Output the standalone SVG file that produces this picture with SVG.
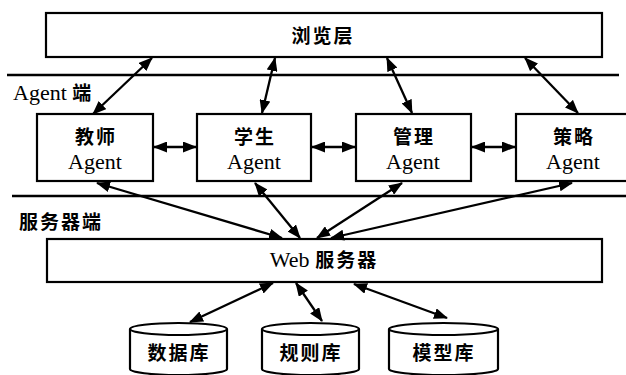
<svg xmlns="http://www.w3.org/2000/svg" width="626" height="375" viewBox="0 0 626 375">
  <defs>
    <marker id="head" viewBox="0 0 14 11" refX="13" refY="5.5" markerWidth="14" markerHeight="11" markerUnits="userSpaceOnUse" orient="auto-start-reverse">
      <path d="M0,0 L14,5.5 L0,11 Z" fill="#000"/>
    </marker>
  </defs>
  <style>
    .box { fill: #fff; stroke: #000; stroke-width: 2.2; }
    .sep { stroke: #000; stroke-width: 2.5; fill: none; }
    .link { stroke: #000; stroke-width: 2.3; fill: none; marker-start: url(#head); marker-end: url(#head); }
    .cn { font-family: "Noto Sans CJK SC", "Noto Sans", sans-serif; font-size: 19px; font-weight: 700; fill: #000; letter-spacing: 2px; }
    .lat { font-family: "Liberation Serif", serif; font-size: 22px; fill: #000; letter-spacing: 0; }
    .mid { text-anchor: middle; }
  </style>
  <rect width="626" height="375" fill="#fff"/>

  <!-- layer separators and labels -->
  <g id="layers">
    <line class="sep" x1="7" y1="75" x2="619" y2="75"/>
    <line class="sep" x1="12" y1="196" x2="626" y2="196"/>
    <text x="13" y="100"><tspan class="lat">Agent </tspan><tspan class="cn">端</tspan></text>
    <text class="cn" x="19" y="229">服务器端</text>
  </g>

  <!-- browser layer -->
  <g id="browser">
    <rect class="box" x="46" y="13" width="556" height="44"/>
    <text class="cn mid" x="323" y="43">浏览层</text>
  </g>

  <!-- agents -->
  <g id="teacher">
    <rect class="box" x="37" y="114" width="116" height="67"/>
    <text class="cn mid" x="96" y="144">教师</text>
    <text class="lat mid" x="95" y="169">Agent</text>
  </g>
  <g id="student">
    <rect class="box" x="197" y="114" width="114" height="67"/>
    <text class="cn mid" x="255" y="144">学生</text>
    <text class="lat mid" x="254" y="169">Agent</text>
  </g>
  <g id="manage">
    <rect class="box" x="356" y="114" width="115" height="67"/>
    <text class="cn mid" x="414" y="144">管理</text>
    <text class="lat mid" x="413" y="169">Agent</text>
  </g>
  <g id="strategy">
    <rect class="box" x="516" y="114" width="114" height="67"/>
    <text class="cn mid" x="574" y="144">策略</text>
    <text class="lat mid" x="573" y="169">Agent</text>
  </g>

  <!-- web server -->
  <g id="webserver">
    <rect class="box" x="47" y="239" width="555" height="43"/>
    <text x="324" y="267" class="mid"><tspan class="lat">Web </tspan><tspan class="cn">服务器</tspan></text>
  </g>

  <!-- repositories -->
  <g id="db-data">
    <path class="box" d="M130,329 L130,369 A48.5,6 0 0 0 227,369 L227,329 A48.5,6 0 0 0 130,329 Z"/>
    <path d="M130,329 A48.5,6 0 0 0 227,329" fill="none" stroke="#000" stroke-width="2.2"/>
    <text class="cn mid" x="179" y="360">数据库</text>
  </g>
  <g id="db-rule">
    <path class="box" d="M262,329 L262,369 A48.5,6 0 0 0 359,369 L359,329 A48.5,6 0 0 0 262,329 Z"/>
    <path d="M262,329 A48.5,6 0 0 0 359,329" fill="none" stroke="#000" stroke-width="2.2"/>
    <text class="cn mid" x="311" y="360">规则库</text>
  </g>
  <g id="db-model">
    <path class="box" d="M389,329 L389,369 A54.5,6 0 0 0 498,369 L498,329 A54.5,6 0 0 0 389,329 Z"/>
    <path d="M389,329 A54.5,6 0 0 0 498,329" fill="none" stroke="#000" stroke-width="2.2"/>
    <text class="cn mid" x="444" y="360">模型库</text>
  </g>

  <!-- connectors -->
  <g id="connectors">
    <line class="link" x1="152" y1="58" x2="93" y2="114"/>
    <line class="link" x1="275" y1="58" x2="262" y2="113"/>
    <line class="link" x1="387" y1="58" x2="412" y2="113"/>
    <line class="link" x1="525" y1="58" x2="578" y2="113"/>

    <line class="link" x1="154" y1="147" x2="196" y2="147"/>
    <line class="link" x1="312" y1="147" x2="355" y2="147"/>
    <line class="link" x1="472" y1="147" x2="515" y2="147"/>

    <line class="link" x1="97" y1="183" x2="282" y2="238"/>
    <line class="link" x1="255" y1="183" x2="300" y2="238"/>
    <line class="link" x1="402" y1="183" x2="317" y2="238"/>
    <line class="link" x1="572" y1="183" x2="331" y2="238"/>

    <line class="link" x1="273" y1="283" x2="190" y2="322"/>
    <line class="link" x1="296" y1="283" x2="322" y2="321"/>
    <line class="link" x1="354" y1="284" x2="447" y2="318"/>
  </g>
</svg>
§ §
Goal -> Copy all the data exactly as written, but skip any picture.

Task answer ->
Output the standalone SVG file that produces this picture with SVG.
<svg xmlns="http://www.w3.org/2000/svg" width="626" height="375" viewBox="0 0 626 375">
  <defs>
    <marker id="head" viewBox="0 0 14 11" refX="13" refY="5.5" markerWidth="14" markerHeight="11" markerUnits="userSpaceOnUse" orient="auto-start-reverse">
      <path d="M0,0 L14,5.5 L0,11 Z" fill="#000"/>
    </marker>
  </defs>
  <style>
    .box { fill: #fff; stroke: #000; stroke-width: 2.2; }
    .sep { stroke: #000; stroke-width: 2.5; fill: none; }
    .link { stroke: #000; stroke-width: 2.3; fill: none; marker-start: url(#head); marker-end: url(#head); }
    .cn { font-family: "Noto Sans CJK SC", "Noto Sans", sans-serif; font-size: 19px; font-weight: 700; fill: #000; letter-spacing: 2px; }
    .lat { font-family: "Liberation Serif", serif; font-size: 22px; fill: #000; letter-spacing: 0; }
    .mid { text-anchor: middle; }
  </style>
  <rect width="626" height="375" fill="#fff"/>

  <!-- layer separators and labels -->
  <g id="layers">
    <line class="sep" x1="7" y1="75" x2="619" y2="75"/>
    <line class="sep" x1="12" y1="196" x2="626" y2="196"/>
    <text x="13" y="100"><tspan class="lat">Agent </tspan><tspan class="cn">端</tspan></text>
    <text class="cn" x="19" y="229">服务器端</text>
  </g>

  <!-- browser layer -->
  <g id="browser">
    <rect class="box" x="46" y="13" width="556" height="44"/>
    <text class="cn mid" x="323" y="43">浏览层</text>
  </g>

  <!-- agents -->
  <g id="teacher">
    <rect class="box" x="37" y="114" width="116" height="67"/>
    <text class="cn mid" x="96" y="144">教师</text>
    <text class="lat mid" x="95" y="169">Agent</text>
  </g>
  <g id="student">
    <rect class="box" x="197" y="114" width="114" height="67"/>
    <text class="cn mid" x="255" y="144">学生</text>
    <text class="lat mid" x="254" y="169">Agent</text>
  </g>
  <g id="manage">
    <rect class="box" x="356" y="114" width="115" height="67"/>
    <text class="cn mid" x="414" y="144">管理</text>
    <text class="lat mid" x="413" y="169">Agent</text>
  </g>
  <g id="strategy">
    <rect class="box" x="516" y="114" width="114" height="67"/>
    <text class="cn mid" x="574" y="144">策略</text>
    <text class="lat mid" x="573" y="169">Agent</text>
  </g>

  <!-- web server -->
  <g id="webserver">
    <rect class="box" x="47" y="239" width="555" height="43"/>
    <text x="324" y="267" class="mid"><tspan class="lat">Web </tspan><tspan class="cn">服务器</tspan></text>
  </g>

  <!-- repositories -->
  <g id="db-data">
    <path class="box" d="M130,329 L130,369 A48.5,6 0 0 0 227,369 L227,329 A48.5,6 0 0 0 130,329 Z"/>
    <path d="M130,329 A48.5,6 0 0 0 227,329" fill="none" stroke="#000" stroke-width="2.2"/>
    <text class="cn mid" x="179" y="360">数据库</text>
  </g>
  <g id="db-rule">
    <path class="box" d="M262,329 L262,369 A48.5,6 0 0 0 359,369 L359,329 A48.5,6 0 0 0 262,329 Z"/>
    <path d="M262,329 A48.5,6 0 0 0 359,329" fill="none" stroke="#000" stroke-width="2.2"/>
    <text class="cn mid" x="311" y="360">规则库</text>
  </g>
  <g id="db-model">
    <path class="box" d="M389,329 L389,369 A54.5,6 0 0 0 498,369 L498,329 A54.5,6 0 0 0 389,329 Z"/>
    <path d="M389,329 A54.5,6 0 0 0 498,329" fill="none" stroke="#000" stroke-width="2.2"/>
    <text class="cn mid" x="444" y="360">模型库</text>
  </g>

  <!-- connectors -->
  <g id="connectors">
    <line class="link" x1="152" y1="58" x2="93" y2="114"/>
    <line class="link" x1="275" y1="58" x2="262" y2="113"/>
    <line class="link" x1="387" y1="58" x2="412" y2="113"/>
    <line class="link" x1="525" y1="58" x2="578" y2="113"/>

    <line class="link" x1="154" y1="147" x2="196" y2="147"/>
    <line class="link" x1="312" y1="147" x2="355" y2="147"/>
    <line class="link" x1="472" y1="147" x2="515" y2="147"/>

    <line class="link" x1="97" y1="183" x2="282" y2="238"/>
    <line class="link" x1="255" y1="183" x2="300" y2="238"/>
    <line class="link" x1="402" y1="183" x2="317" y2="238"/>
    <line class="link" x1="572" y1="183" x2="331" y2="238"/>

    <line class="link" x1="273" y1="283" x2="190" y2="322"/>
    <line class="link" x1="296" y1="283" x2="322" y2="321"/>
    <line class="link" x1="354" y1="284" x2="447" y2="318"/>
  </g>
</svg>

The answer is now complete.